Masih Mending Batu







Pagi ini tawaku pecah setelah membaca kutipan dari salah satu bab dalam kitab Nasihat yang biasa dibawa para santri salaf. Modern juga, sih. Liberal juga, sih. Eh, orang-orang yang baca juga termasuk, dong.

Tawaku ini murni dan tulus, bukan karena maksud mengejek, merendahkan atau menyepelekan loh, ya. Semacam tawa yang disertai dengan anggukan sepakat saja, sih. Yaaa, bener juga. Semacam itulah. Dan uniknya ini muncul ketika aku membaca sebuah kitab yang bisa disebut sakral dan tanpa unsur guyon sedikit pun. Setidaknya begitu menurutku.

Biar kutuliskan beberapa tulisan di buku  tersebut ke sini, syukur-syukur kalau kamu sepaham denganku.

Jadi Ahnaf bin Qais pernah berdialog dengan seseorang, di mana ketika Ahnaf ditanya, jawabannya selalu saja seperti ini:

“Pemberian (Allah) apa yang paling baik, yang diberikan kepada seorang hamba?”
“Akal tabi’i (yang dibawa sejak lahir).”
“Jika tidak ada?”
“Budi pekerti yang mulia.”
“Jika tidak ada?”
“Teman yang dapat menolong.”
“Jika tidak ada?”
“Hati yang tabah.”
“Jika tidak ada?”
“Banyak diam.”
“Jika tidak ada?”
“Mati dengan segera.”

Yang membuatku tersenyum ada pada jawaban terakhir. Yaps “mati dengan segera.” Itu dalam banget maknanya menurutku. Iyalahh, sebagai manusia yang sudah diberi akal, kelebihan dari makhluk-makhluk lainnnya—kecoa dkk, rumput tetangga dkk, malaikat dkk—manusia diberi warna-warni oleh Tuhan untuk menentukan keputusan apa yang harus ia ambil.
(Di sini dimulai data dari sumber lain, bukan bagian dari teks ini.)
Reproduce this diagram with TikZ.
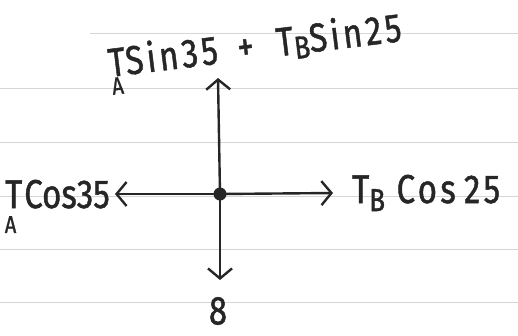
\documentclass[tikz,border=0pt]{standalone}
\usepackage{fontspec}
\usepackage{graphicx}
\setmainfont{Fira Sans}[FakeBold=1.3]
\newfontfamily\hwwide{Fira Sans}[LetterSpace=10,FakeBold=1.3]
\usetikzlibrary{arrows.meta}
\newcommand{\hw}[1]{\scalebox{1}[1.22]{#1}}
\begin{document}
\begin{tikzpicture}[x=1pt,y=-1pt,
  rule/.style={draw=black!16, line width=0.9pt},
  force/.style={draw=black!85, line width=2.4pt, line cap=round,
    -{Straight Barb[length=10pt,width=24pt,line width=2.4pt]}},
  lbl/.style={text=black!85, font=\fontsize{33}{36}\selectfont, inner sep=0pt},
  dot/.style={circle, fill=black!85, minimum size=13pt, inner sep=0pt}]
\useasboundingbox (0,0) rectangle (518,335);
\draw[rule] (90,33) -- (518,33);
\foreach \y in {88,142,196,249,302} \draw[rule] (0,\y) -- (518,\y);
\node[dot] (c) at (220,194) {};
\coordinate (up) at (218,78);
\coordinate (dn) at (220,280);
\coordinate (lf) at (115,194);
\coordinate (rt) at (333,193);
\draw[force] (c.center) -- (up);
\draw[force] (c.center) -- (dn);
\draw[force] (c.center) -- (lf);
\draw[force] (c.center) -- (rt);
\node[lbl, anchor=base west, rotate=7] (top) at (110,77)
  {\hw{\hwwide T\llap{\raisebox{-0.45em}{\fontsize{20}{20}\selectfont A}\kern5pt}Sin35\hspace{0.6em}+\hspace{0.7em}T\raisebox{-0.12em}{\fontsize{26}{26}\selectfont B}Sin25}};
\node[lbl, anchor=base east] (left) at (110,208)
  {\hw{T\llap{\raisebox{-0.62em}{\fontsize{20}{20}\selectfont A}\kern6pt}\kern2pt Cos35}};
\node[lbl, anchor=base west] (right) at (352,203)
  {\hw{\hwwide T\raisebox{-0.2em}{\fontsize{26}{26}\selectfont B}\hspace{0.35em}Cos\hspace{0.25em}25}};
\node[lbl] (w) at (218,311) {\hw{8}};
\end{tikzpicture}
\end{document}
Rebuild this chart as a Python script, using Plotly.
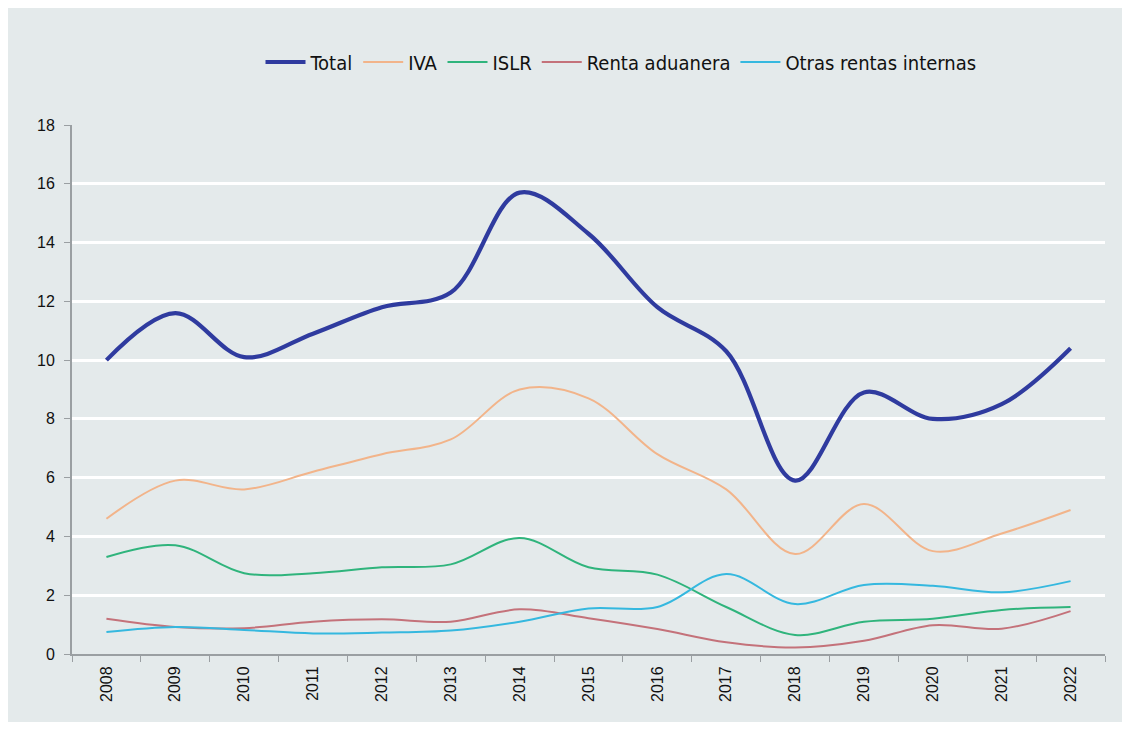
import plotly.graph_objects as go

years = [str(y) for y in range(2008, 2023)]
total = [10.0, 11.6, 10.1, 10.9, 11.8, 12.3, 15.7, 14.3, 11.8, 10.3, 5.9, 8.9, 8.0, 8.5, 10.4]
iva = [4.6, 5.9, 5.6, 6.2, 6.8, 7.3, 9.0, 8.7, 6.8, 5.6, 3.4, 5.1, 3.5, 4.1, 4.9]
islr = [3.3, 3.7, 2.75, 2.75, 2.95, 3.05, 3.95, 2.95, 2.7, 1.6, 0.65, 1.1, 1.2, 1.5, 1.6]
renta = [1.2, 0.92, 0.88, 1.1, 1.18, 1.1, 1.52, 1.22, 0.85, 0.4, 0.22, 0.45, 0.98, 0.86, 1.46]
otras = [0.75, 0.92, 0.82, 0.7, 0.73, 0.8, 1.1, 1.55, 1.6, 2.72, 1.7, 2.35, 2.32, 2.1, 2.48]
y_ticks = [0, 2, 4, 6, 8, 10, 12, 14, 16, 18]

series = [
    ("Total", total, "#2f3b9f", 4.2),
    ("IVA", iva, "#f2b48a", 2),
    ("ISLR", islr, "#2fb47c", 2),
    ("Renta aduanera", renta, "#c4727a", 2),
    ("Otras rentas internas", otras, "#35b8df", 2),
]

fig = go.Figure()
for name, vals, color, w in series:
    fig.add_trace(go.Scatter(
        x=years, y=vals, name=name, mode="lines",
        line=dict(color=color, width=w, shape="spline", smoothing=1.0),
    ))

bg = "#e4eaeb"
W, H = 1114, 714
L, R, T, B = 64, 17, 117, 68
fig.update_layout(
    width=W, height=H,
    paper_bgcolor=bg, plot_bgcolor=bg,
    margin=dict(l=L, r=R, t=T, b=B),
    font=dict(family="Liberation Sans, Arial, sans-serif", color="#222222"),
    showlegend=True,
    legend=dict(
        orientation="h", x=(621 - 8 - L) / (W - L - R), xanchor="center",
        y=(654 - 62) / (654 - 125), yanchor="middle",
        font=dict(family="DejaVu Sans Condensed, DejaVu Sans, sans-serif", size=20, color="#111111"),
        bgcolor="rgba(0,0,0,0)", itemwidth=40, tracegroupgap=0,
    ),
)
fig.update_xaxes(
    type="category", range=[-0.5, 14.5],
    tickangle=-90, tickfont=dict(size=16, color="#111111"),
    showline=True, linecolor="#9a9fa2", linewidth=2,
    ticks="outside", tickson="boundaries", ticklen=6, tickcolor="#9a9fa2", tickwidth=1,
    ticklabelstandoff=4,
    showgrid=False, zeroline=False,
)
fig.update_yaxes(
    range=[0, 18], tickvals=y_ticks,
    tickfont=dict(size=16, color="#111111"),
    showline=True, linecolor="#9a9fa2", linewidth=2,
    ticks="outside", ticklen=6, tickcolor="#9a9fa2",
    ticklabelstandoff=6,
    showgrid=True, gridcolor="#ffffff", gridwidth=3,
    zeroline=False,
)

fig.write_html("out.html")
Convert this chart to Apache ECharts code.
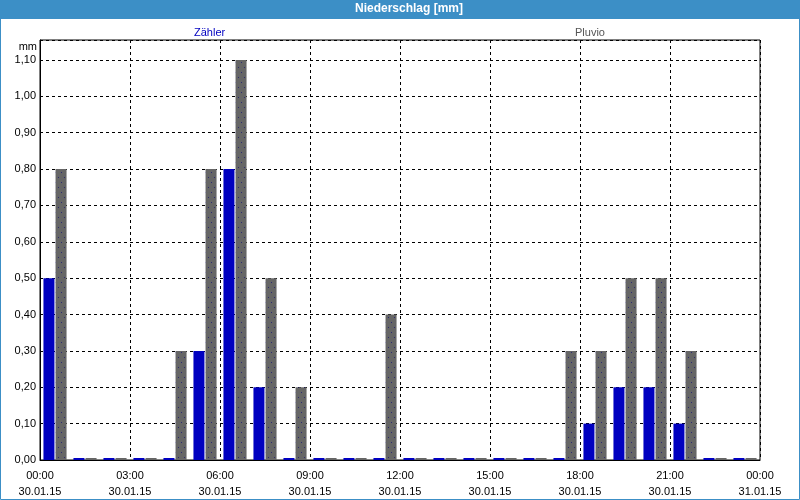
<!DOCTYPE html>
<html>
<head>
<meta charset="utf-8">
<title>Niederschlag</title>
<script src="https://cdn.jsdelivr.net/npm/echarts@6/dist/echarts.min.js"></script>
<style>
  html, body { margin: 0; padding: 0; background: #fff; }
  #chart { width: 800px; height: 500px; }
</style>
</head>
<body>
<div id="chart"></div>
<script>
// stündliche Werte 30.01.15 00:00 - 31.01.15 00:00
const hours = ['00', '01', '02', '03', '04', '05', '06', '07', '08', '09', '10', '11',
  '12', '13', '14', '15', '16', '17', '18', '19', '20', '21', '22', '23'];
const zaehler = [0.5, 0, 0, 0, 0, 0.3, 0.8, 0.2, 0, 0, 0, 0,
  0, 0, 0, 0, 0, 0, 0.1, 0.2, 0.2, 0.1, 0, 0];
const pluvio = [0.8, 0, 0, 0, 0.3, 0.8, 1.1, 0.5, 0.2, 0, 0, 0.4,
  0, 0, 0, 0, 0, 0.3, 0.3, 0.5, 0.5, 0.3, 0, 0];

// Achsenbeschriftung alle 3 Stunden
const timeLabels = ['00:00', '03:00', '06:00', '09:00', '12:00', '15:00', '18:00', '21:00', '00:00'];
const dateLabels = ['30.01.15', '30.01.15', '30.01.15', '30.01.15', '30.01.15',
  '30.01.15', '30.01.15', '30.01.15', '31.01.15'];

const FONT = 'Tahoma, "Liberation Sans", Arial, sans-serif';
const BLUE = '#0000c0';
const GRAY = '#666666';
const FRAME = '#3c8fc6';

// gepunktetes Grau fuer Pluvio
function dotPattern() {
  const c = document.createElement('canvas');
  c.width = 6;
  c.height = 10;
  const ctx = c.getContext('2d');
  ctx.fillStyle = GRAY;
  ctx.fillRect(0, 0, 6, 10);
  ctx.fillStyle = '#2a2a70';
  ctx.fillRect(1, 2, 1, 1);
  ctx.fillRect(4, 7, 1, 1);
  return c;
}

const chart = echarts.init(document.getElementById('chart'));

const option = {
  animation: false,
  textStyle: { fontFamily: FONT },
  title: {
    text: 'Niederschlag [mm]',
    left: 355,
    top: 3,
    padding: 0,
    textStyle: { color: '#fff', fontSize: 12, fontWeight: 'bold', fontFamily: FONT }
  },
  legend: [
    {
      data: [{ name: 'Zähler', textStyle: { color: BLUE } }],
      left: 184, top: 22,
      itemWidth: 0, itemHeight: 0,
      selectedMode: false,
      textStyle: { fontSize: 11, fontFamily: FONT }
    },
    {
      data: [{ name: 'Pluvio', textStyle: { color: '#555' } }],
      left: 565, top: 22,
      itemWidth: 0, itemHeight: 0,
      selectedMode: false,
      textStyle: { fontSize: 11, fontFamily: FONT }
    }
  ],
  graphic: [
    // Titelleiste und Fensterrahmen
    { type: 'rect', z: -1, shape: { x: 0, y: 0, width: 800, height: 19 }, style: { fill: FRAME } },
    { type: 'rect', z: 100, shape: { x: 0.5, y: 0.5, width: 799, height: 499 },
      style: { fill: null, stroke: FRAME, lineWidth: 1 } },
    { type: 'text', x: 37, y: 41,
      style: { text: 'mm', fill: '#000', font: '11px ' + FONT, align: 'right' } }
  ],
  grid: {
    left: 40, right: 40, top: 40, bottom: 39,
    show: true,
    borderColor: '#000',
    borderWidth: 1,
    backgroundColor: '#fff'
  },
  xAxis: [
    {
      type: 'category',
      data: hours,
      boundaryGap: true,
      axisLine: { lineStyle: { color: '#000' } },
      axisTick: { interval: 0, length: 3, lineStyle: { color: '#000' } },
      axisLabel: { show: false },
      splitLine: { show: false }
    },
    {
      type: 'value',
      position: 'bottom',
      min: 0,
      max: 24,
      interval: 3,
      axisLine: { show: false },
      axisTick: { show: false },
      axisLabel: {
        color: '#000',
        fontSize: 11,
        lineHeight: 16,
        margin: 8,
        formatter: function (v) {
          const i = Math.round(v / 3);
          return timeLabels[i] + '\n' + dateLabels[i];
        }
      },
      splitLine: { show: true, lineStyle: { color: '#000', type: [3, 3] } }
    }
  ],
  yAxis: {
    type: 'value',
    min: 0,
    max: 1.155,
    interval: 0.1,
    axisLine: { show: true, lineStyle: { color: '#000' } },
    axisTick: { show: false },
    axisLabel: {
      color: '#000',
      fontSize: 11,
      margin: 4,
      showMaxLabel: false,
      formatter: v => v.toFixed(2).replace('.', ',')
    },
    splitLine: { show: true, lineStyle: { color: '#000', type: [3, 3] } }
  },
  series: [
    {
      name: 'Zähler',
      type: 'bar',
      data: zaehler,
      barWidth: 11,
      barGap: '10%',
      barMinHeight: 2,
      itemStyle: { color: BLUE }
    },
    {
      name: 'Pluvio',
      type: 'bar',
      data: pluvio,
      barWidth: 11,
      barMinHeight: 2,
      itemStyle: {
        color: { image: dotPattern(), repeat: 'repeat' }
      }
    }
  ]
};

chart.setOption(option);
</script>
</body>
</html>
Karunia sudah diberikan melimpah ruah, sudah dijelaskan panjang lebar di mana-mana oleh Tuhan. Tapi masih ada saja yang ngeyel Tuhan tidak adil, Tuhan tidak berpihak padanya.

Yaaa, itulah. Kalau kalian ketemu sama model orang begitu, tidak ada salahnya tuh nanya apa yang sudah diperbincangkan oleh Ahnaf. Kalau dia masih ngrasa, masih belum sadar, dan masih menganggap tidak punya apa-apa, tidak dikasih apa-apa, mending suruh mati segera saja.

Kalo beneran dia mati gimana? Misal orang-orang yang bunuh diri itu? Dan ternyata salah satu sebabnya dari percakapan Ahnaf tersebut? Jawabannya, dia tidak bisa mikir berarti. Baiklah dia mati saja. Ngapain hidup kalo tidak bisa mikir. Kayak batu. Mending batu, karena memang tidak punya pikiran, lah ini, manusia tidak bisa mikir padahal punya pikiran.

Heu heuuu.

Kayaknya aku yang ngelantur.

Ahhh, mbohh … pokoknya gara-gara kitab itu.